[Records with drawing code]
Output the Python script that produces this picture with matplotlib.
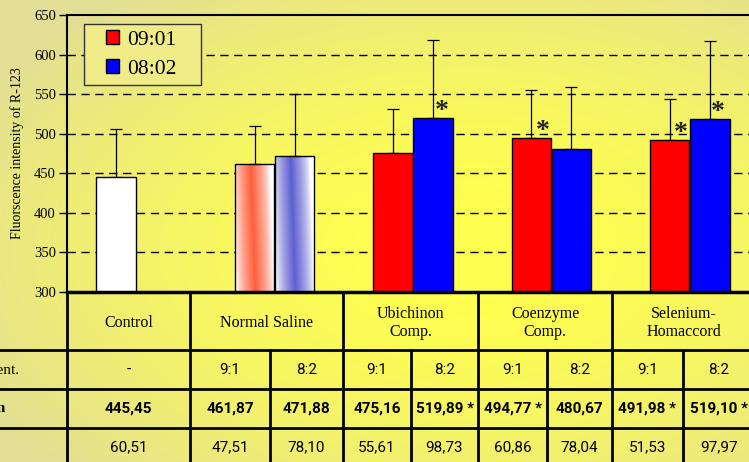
# -*- coding: utf-8 -*-
# Fluorescence intensity of R-123 : bar chart with table below
import numpy as np
import matplotlib
matplotlib.use("Agg")
from matplotlib import pyplot as plt
from matplotlib.patches import Patch

# --------------------------------------------------------------------- #
# Data
groups = ["Control", "Normal Saline", "Ubichinon\nComp.",
          "Coenzyme\nComp.", "Selenium-\nHomaccord"]
mean_91 = [445.45, 461.87, 475.16, 494.77, 491.98]
mean_82 = [None, 471.88, 519.89, 480.67, 519.10]
sd_91 = [60.51, 47.51, 55.61, 60.86, 51.53]
sd_82 = [None, 78.10, 98.73, 78.04, 97.97]
sig_91 = [False, False, False, True, True]
sig_82 = [False, False, True, False, True]
ratio_labels = ["9:1", "8:2"]
legend_labels = ["09:01", "08:02"]
row_labels = ["Treatment.", "Mean", "SD"]
yticks = [300, 350, 400, 450, 500, 550, 600, 650]

# --------------------------------------------------------------------- #
W, H = 749, 462
SERIF = ["Liberation Serif", "DejaVu Serif"]
NARROW = ["Roboto", "DejaVu Sans"]


def fmt(v, star):
    s = f"{v:.2f}".replace(".", ",")
    return s + " *" if star else s


def gradient_bar(ax, x0, w, y0, h, color):
    """Bar filled with a diagonal white-colour-white gradient."""
    nx, ny = 60, 60
    u = np.linspace(0, 1, nx)[None, :] + 0.12 * (np.linspace(1, 0, ny)[:, None] - 0.5)
    v = np.clip(1 - np.abs(u - 0.45) * 2.1, 0, 1) ** 0.7
    col = np.array(color) / 255.0
    img = (1 - v[..., None]) * 1.0 + v[..., None] * col
    im = ax.imshow(img, extent=(x0, x0 + w, y0, y0 + h), origin="upper",
                   aspect="auto", zorder=2)
    r = plt.Rectangle((x0, y0), w, h, facecolor="none", edgecolor="black",
                      lw=1.0, zorder=3)
    ax.add_patch(r)
    im.set_clip_path(r)


fig = plt.figure(figsize=(W / 100, H / 100), dpi=100)

# yellow background
bg = fig.add_axes([0, 0, 1, 1], zorder=0)
yy, xx = np.mgrid[0:H, 0:W]
d = np.sqrt(((xx - 470) / 560.0) ** 2 + ((yy - 250) / 330.0) ** 2)
d = np.clip(d, 0, 1) ** 1.8
c_in = np.array([255, 255, 78]) / 255.0
c_out = np.array([226, 222, 150]) / 255.0
bg.imshow((1 - d[..., None]) * c_in + d[..., None] * c_out,
          extent=(0, W, H, 0), aspect="auto")
bg.set_xlim(0, W)
bg.set_ylim(H, 0)
bg.axis("off")

# main axes (extends past the right edge like the original)
ax = fig.add_axes([67 / W, 170 / H, 692 / W, 277 / H], zorder=1)
ax.patch.set_alpha(0)
x = np.arange(len(groups))
bw = 0.285
off = 0.145

for i in range(len(groups)):
    if i == 0:
        ax.bar(x[i] - off, mean_91[i], bw, bottom=0, color="white",
               edgecolor="black", lw=1.0, zorder=3)
    elif i == 1:
        gradient_bar(ax, x[i] - off - bw / 2, bw, 300, mean_91[i] - 300,
                     (255, 95, 60))
        gradient_bar(ax, x[i] + off - bw / 2, bw, 300, mean_82[i] - 300,
                     (95, 95, 210))
    else:
        ax.bar(x[i] - off, mean_91[i], bw, color="#FF0000",
               edgecolor="black", lw=1.0, zorder=3)
        ax.bar(x[i] + off, mean_82[i], bw, color="#0000FF",
               edgecolor="black", lw=1.0, zorder=3)

# error bars (upper only)
for i in range(len(groups)):
    ax.errorbar(x[i] - off, mean_91[i], yerr=[[0], [sd_91[i]]], fmt="none",
                ecolor="black", elinewidth=0.9, capsize=4.3, capthick=0.9,
                zorder=2.5)
    if mean_82[i] is not None:
        ax.errorbar(x[i] + off, mean_82[i], yerr=[[0], [sd_82[i]]],
                    fmt="none", ecolor="black", elinewidth=0.9, capsize=4.3,
                    capthick=0.9, zorder=2.5)

# significance stars
for i in range(len(groups)):
    if sig_91[i]:
        ax.annotate("*", (x[i] - off, mean_91[i]), xytext=(8, 0),
                    textcoords="offset points", ha="center", va="baseline",
                    fontsize=20, family=SERIF, fontweight="bold",
                    color="#222222", zorder=4)
    if sig_82[i]:
        ax.annotate("*", (x[i] + off, mean_82[i]), xytext=(6, 0),
                    textcoords="offset points", ha="center", va="baseline",
                    fontsize=20, family=SERIF, fontweight="bold",
                    color="#222222", zorder=4)

ax.set_xlim(-0.5, len(groups) - 0.5)
ax.set_ylim(300, 650)
ax.set_yticks(yticks)
ax.set_yticklabels([str(t) for t in yticks], family=SERIF, fontsize=10.5)
ax.set_xticks([])
for t in yticks[1:-1]:
    ax.axhline(t, color="black", lw=1.0, ls=(0, (6, 4)), zorder=1)
ax.tick_params(axis="y", length=6, width=1, direction="out", pad=2)
ax.spines["left"].set_linewidth(1.5)
ax.spines["top"].set_linewidth(1.5)
ax.spines["bottom"].set_visible(False)
ax.spines["right"].set_visible(False)
ax.set_ylabel("Fluorscence intensity of R-123", family=SERIF, fontsize=10,
              labelpad=7)

# --------------------------------------------------------------------- #
# overlay in pixel coordinates: legend box and table below the chart
tb = fig.add_axes([0, 0, 1, 1], zorder=2)
tb.patch.set_alpha(0)
tb.set_xlim(0, W)
tb.set_ylim(H, 0)
tb.axis("off")

tb.add_patch(plt.Rectangle((84, 24), 117, 61, facecolor="#EFEC88",
                           edgecolor="#333333", lw=1.0, zorder=4))
leg = tb.legend(handles=[Patch(facecolor="#FF0000", edgecolor="black"),
                         Patch(facecolor="#0000FF", edgecolor="black")],
                labels=legend_labels, loc="upper left",
                bbox_to_anchor=(106 / W, 1 - 30 / H), frameon=False,
                prop={"family": SERIF, "size": 15.5}, handlelength=0.62,
                handleheight=0.62, handletextpad=0.35, borderpad=0,
                labelspacing=0.45, borderaxespad=0)
leg.set_zorder(5)

grp_edges = [67, 190, 343, 478, 612, 760]
sub_mid = [None, 270, 411, 547, 683]
row_edges = [292, 350, 389, 428, 475]

lw = 2.0
tb.plot([67, W], [row_edges[0]] * 2, color="black", lw=2.5)
for r in row_edges[1:-1]:
    tb.plot([0, W], [r, r], color="black", lw=lw)
for e in grp_edges:
    tb.plot([e, e], [row_edges[0], H], color="black", lw=lw)
for m in sub_mid:
    if m is not None:
        tb.plot([m, m], [row_edges[1], H], color="black", lw=lw)

row_y = [370, 409, 447]
for k, lab in enumerate(row_labels):
    tb.text(-13, row_y[k], lab, ha="center", va="center", family=SERIF,
            fontsize=11, fontweight="bold" if k == 1 else "normal")

for i, g in enumerate(groups):
    a, b = grp_edges[i], grp_edges[i + 1]
    if i == len(groups) - 1:
        b = 755
    tb.text((a + b) / 2, (row_edges[0] + row_edges[1]) / 2 + 2, g,
            ha="center", va="center", family=SERIF, fontsize=11.5,
            linespacing=1.25)
    if sub_mid[i] is None:
        cells = [("-", fmt(mean_91[i], sig_91[i]), fmt(sd_91[i], False), a, b)]
    else:
        m = sub_mid[i]
        cells = [(ratio_labels[0], fmt(mean_91[i], sig_91[i]),
                  fmt(sd_91[i], False), a, m),
                 (ratio_labels[1], fmt(mean_82[i], sig_82[i]),
                  fmt(sd_82[i], False), m, b)]
    for rat, mn, sd, c0, c1 in cells:
        cx = (c0 + c1) / 2
        tb.text(cx, row_y[0], rat, ha="center", va="center",
                family=NARROW, fontsize=11)
        tb.text(cx, row_y[1], mn, ha="center", va="center",
                family=NARROW, fontsize=11, fontweight="bold")
        tb.text(cx, row_y[2], sd, ha="center", va="center",
                family=NARROW, fontsize=11)

fig.savefig("out.png", dpi=100)
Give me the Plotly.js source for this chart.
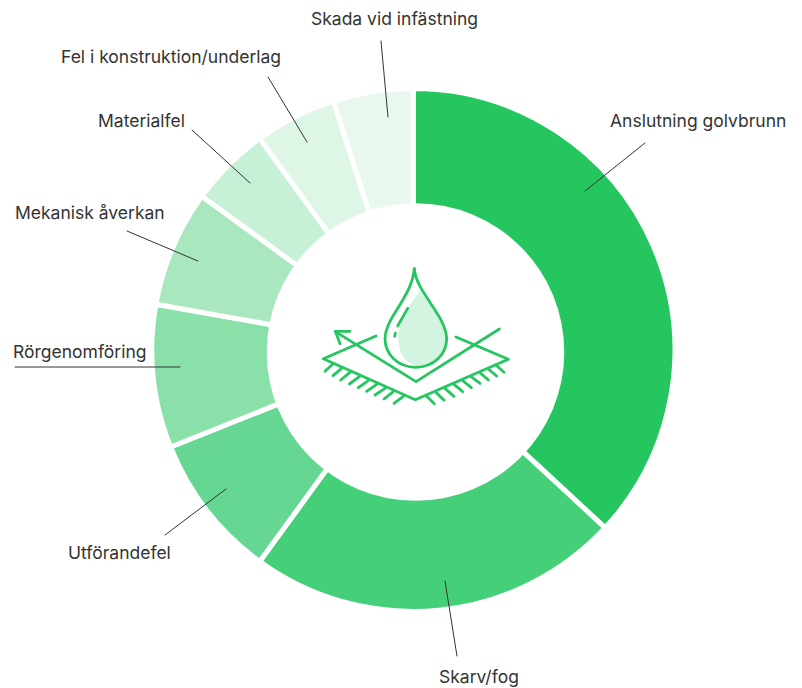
<!DOCTYPE html>
<html>
<head>
<meta charset="utf-8">
<script src="https://cdn.plot.ly/plotly-3.0.1.min.js"></script>
<style>
html,body{margin:0;padding:0;background:#fff}
#chart .shapelayer path{stroke-linecap:round;stroke-linejoin:round}
</style>
</head>
<body>
<div id="chart" style="width:802px;height:688px"></div>
<script>
const categories = ["Anslutning golvbrunn","Skarv/fog","Utförandefel","Rörgenomföring","Mekanisk åverkan","Materialfel","Fel i konstruktion/underlag","Skada vid infästning"];
const shares = [36.9,23.1,8.95,8.85,7.2,5,5.05,4.95];
const sliceColors = ["#25C660","#45CF78","#66D792","#89E0A9","#A9E8BF","#C7F1D6","#DDF6E6","#E8F8EE"];

const W = 802, H = 688;
const cx = 413.4, cy = 350, R = 261.5, innerR = 142;
const holeCx = 415.5, holeCy = 352, holeR = 148.8;

const labelPos = [[698,121],[479,676],[119,552],[80,351],[90,212],[141,121],[171,56],[394,18]];
const leaders = [[645,143,585,191],[457,656,445,581],[165,535,226,489],[15,367,180,367],[127,231,198,261],[192,130,250,183],[268,77,307,142],[381,41,388,117]];

const px = x => x / W;
const py = y => 1 - y / H;

// icon geometry is traced in a 3x zoom space, anchored at (310,255)
const ix = x => (310 + x / 3) / W;
const iy = y => 1 - (255 + y / 3) / H;
function iconPath(cmds){
  return cmds.map(c => c[0] + c.slice(1).map((v,i) => i % 2 === 0 ? ix(v) : iy(v)).join(",")).join(" ");
}
const iconGreen = "#25C660";
const dropOutline = [["M",313,40],["C",316,85,350,125,375,165],["C",395,195,410,225,410,250],["C",410,300,370,337,317,337],["C",265,337,225,300,225,250],["C",225,225,240,195,260,165],["C",285,125,310,85,313,40],["Z"]];
const dropFill = [["M",330,107],["C",345,130,360,145,375,168],["C",395,198,408,225,408,250],["C",408,300,370,333,322,333],["C",285,325,262,290,265,240],["C",270,190,305,140,330,107],["Z"]];
const iconLines = [
  [[293,160],[263,213]],
  [[256,234],[254,244]],
  [[120,229],[76,229],[90,266]],
  [[76,230],[318,380],[568,222]],
  [[198,243],[40,311],[316,434],[595,313],[438,246]],
  [[68,328],[45,349]],[[95,340],[69,362]],[[120,352],[92,375]],[[148,365],[118,387]],[[175,377],[145,398]],
  [[200,388],[170,409]],[[225,400],[195,420]],[[250,410],[222,432]],[[280,424],[252,445]],
  [[350,424],[373,446]],[[378,412],[402,436]],[[405,400],[432,424]],[[432,388],[458,410]],[[458,377],[484,398]],
  [[483,365],[510,385]],[[510,353],[535,375]],[[535,342],[560,363]],[[558,330],[582,352]]
];

const shapes = [];
shapes.push({type:"circle",xref:"paper",yref:"paper",x0:px(holeCx-holeR),x1:px(holeCx+holeR),y0:py(holeCy+holeR),y1:py(holeCy-holeR),fillcolor:"#ffffff",line:{width:0}});
leaders.forEach(l => shapes.push({type:"line",xref:"paper",yref:"paper",x0:px(l[0]),y0:py(l[1]),x1:px(l[2]),y1:py(l[3]),line:{color:"#333333",width:1}}));
shapes.push({type:"path",xref:"paper",yref:"paper",path:iconPath(dropFill),fillcolor:"#D3F4E0",line:{width:0}});
shapes.push({type:"path",xref:"paper",yref:"paper",path:iconPath(dropOutline),fillcolor:"rgba(0,0,0,0)",line:{color:iconGreen,width:2.8}});
iconLines.forEach(pts => shapes.push({type:"path",xref:"paper",yref:"paper",
  path:iconPath(pts.map((p,i)=>[i?"L":"M",p[0],p[1]])),fillcolor:"rgba(0,0,0,0)",line:{color:iconGreen,width:2.8}}));

const annotations = categories.map((c,i)=>({
  text:c,xref:"paper",yref:"paper",x:px(labelPos[i][0]),y:py(labelPos[i][1]),
  xanchor:"center",yanchor:"middle",showarrow:false,
  font:{family:"Inter, sans-serif",size:17.5,color:"#333333"}
}));

Plotly.newPlot("chart",[{
  type:"pie",labels:categories,values:shares,sort:false,direction:"clockwise",rotation:0,
  hole:innerR/R,textinfo:"none",hoverinfo:"label+percent",
  marker:{colors:sliceColors,line:{color:"#ffffff",width:5}},
  domain:{x:[(cx-R)/W,(cx+R)/W],y:[1-(cy+R)/H,1-(cy-R)/H]}
}],{
  width:W,height:H,margin:{l:0,r:0,t:0,b:0,pad:0},
  paper_bgcolor:"#ffffff",plot_bgcolor:"#ffffff",showlegend:false,
  shapes,annotations
},{displayModeBar:false,staticPlot:true});
</script>
</body>
</html>
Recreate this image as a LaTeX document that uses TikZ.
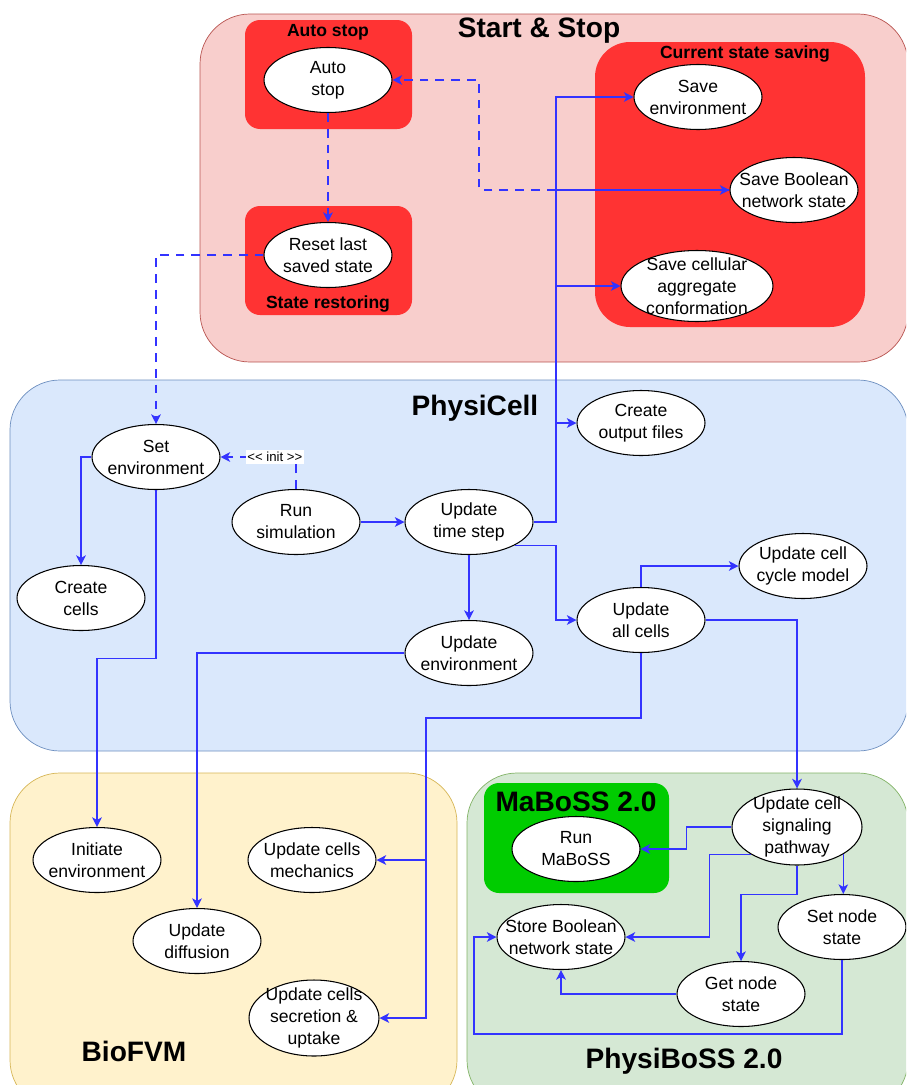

- [Set exercise]:
Find the lines above holding the word "matplotlib" and show them.

- [Response for this exercise]:
Output the Python script that produces this picture with matplotlib.
import matplotlib
matplotlib.use("Agg")
from matplotlib import pyplot as plt
from matplotlib.patches import Patch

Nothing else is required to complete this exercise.